How all occasions do inform against me
And spur my dull revenge! What is a man,(35)
If his chief good and market of his time
Be but to sleep and feed? A beast, no more.
Sure, he that made us with such large discourse,
Looking before and after, gave us not
That capability and godlike reason(40)
To fust in us unused. Now, whether it be
Bestial oblivion, or some craven scruple
Of thinking too precisely on the event—
A thought which, quarter'd, hath but one part wisdom
And ever three parts coward—I do not know(45)
Why yet I live to say 'This thing's to do,'
Sith I have cause, and will, and strength, and means
To do't. Examples gross as earth exhort me.
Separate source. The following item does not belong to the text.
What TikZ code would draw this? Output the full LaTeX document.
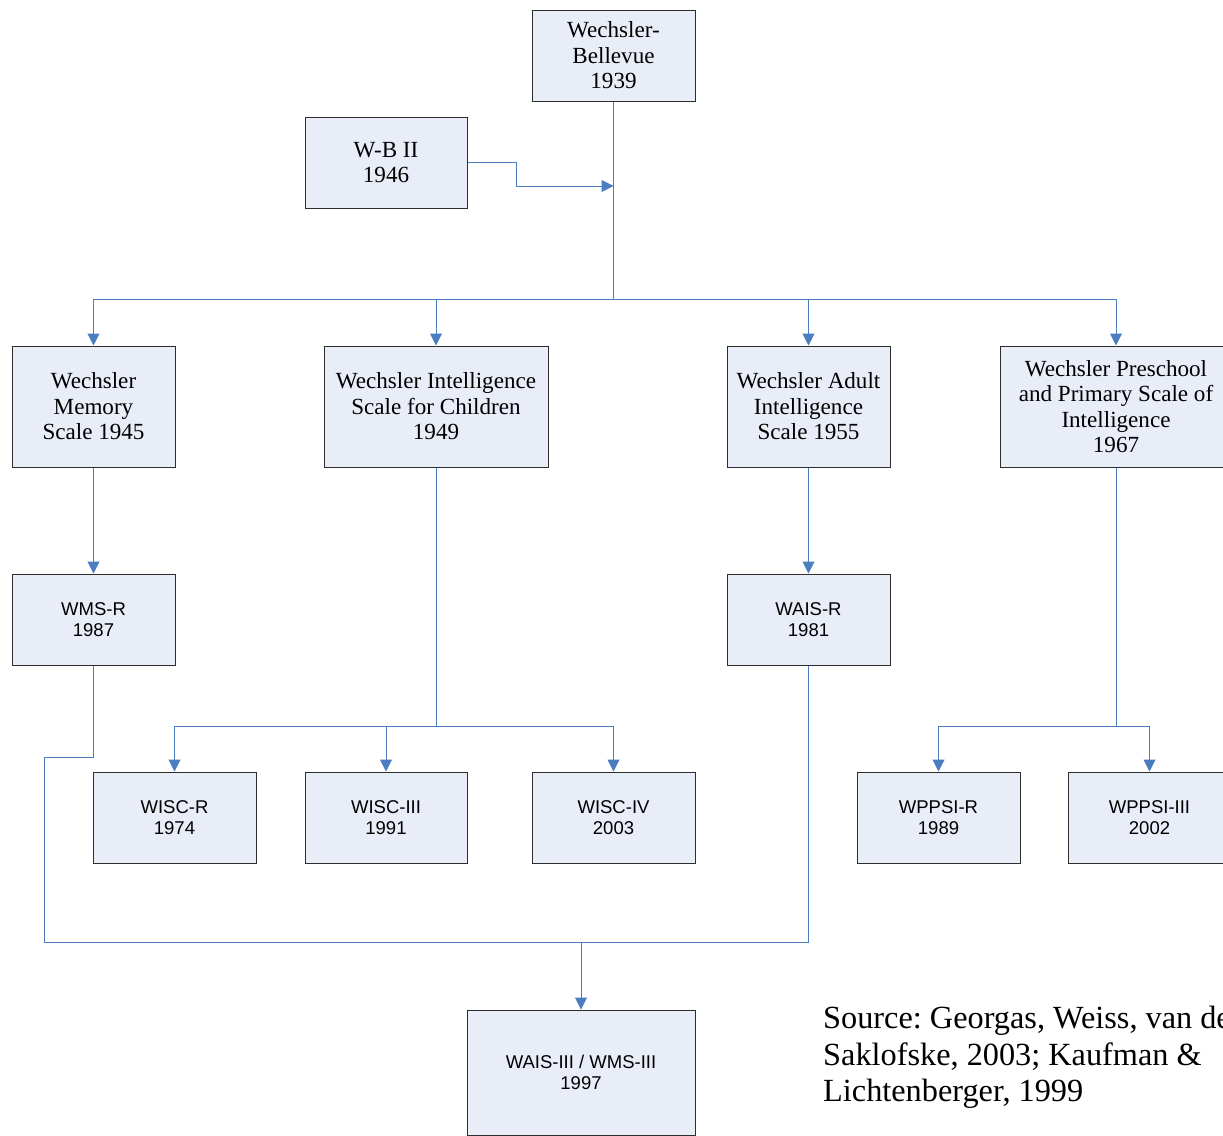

Witness this army, of such mass and charge,
Led by a delicate and tender prince,(50)
Whose spirit with divine ambition puff'd,
Makes mouths at the invisible event,
Exposing what is mortal and unsure
To all that fortune, death, and danger dare,
Even for an eggshell. Rightly to be great(55)
Is not to stir without great argument,
But greatly to find quarrel in a straw
When honour's at the stake. How stand I then,
That have a father kill'd, a mother stain'd,
Excitements of my reason and my blood,(60)
And let all sleep, while to my shame I see
The imminent death of twenty thousand men
That for a fantasy and trick of fame
Go to their graves like beds, fight for a plot
Whereon the numbers cannot try the cause,(65)
Which is not tomb enough and continent
To hide the slain? O, from this time forth,
My thoughts be bloody, or be nothing worth

*How does the tones of this soliloquy compare to the others? What do the arguments in previous soliloquys contribute to the argument here?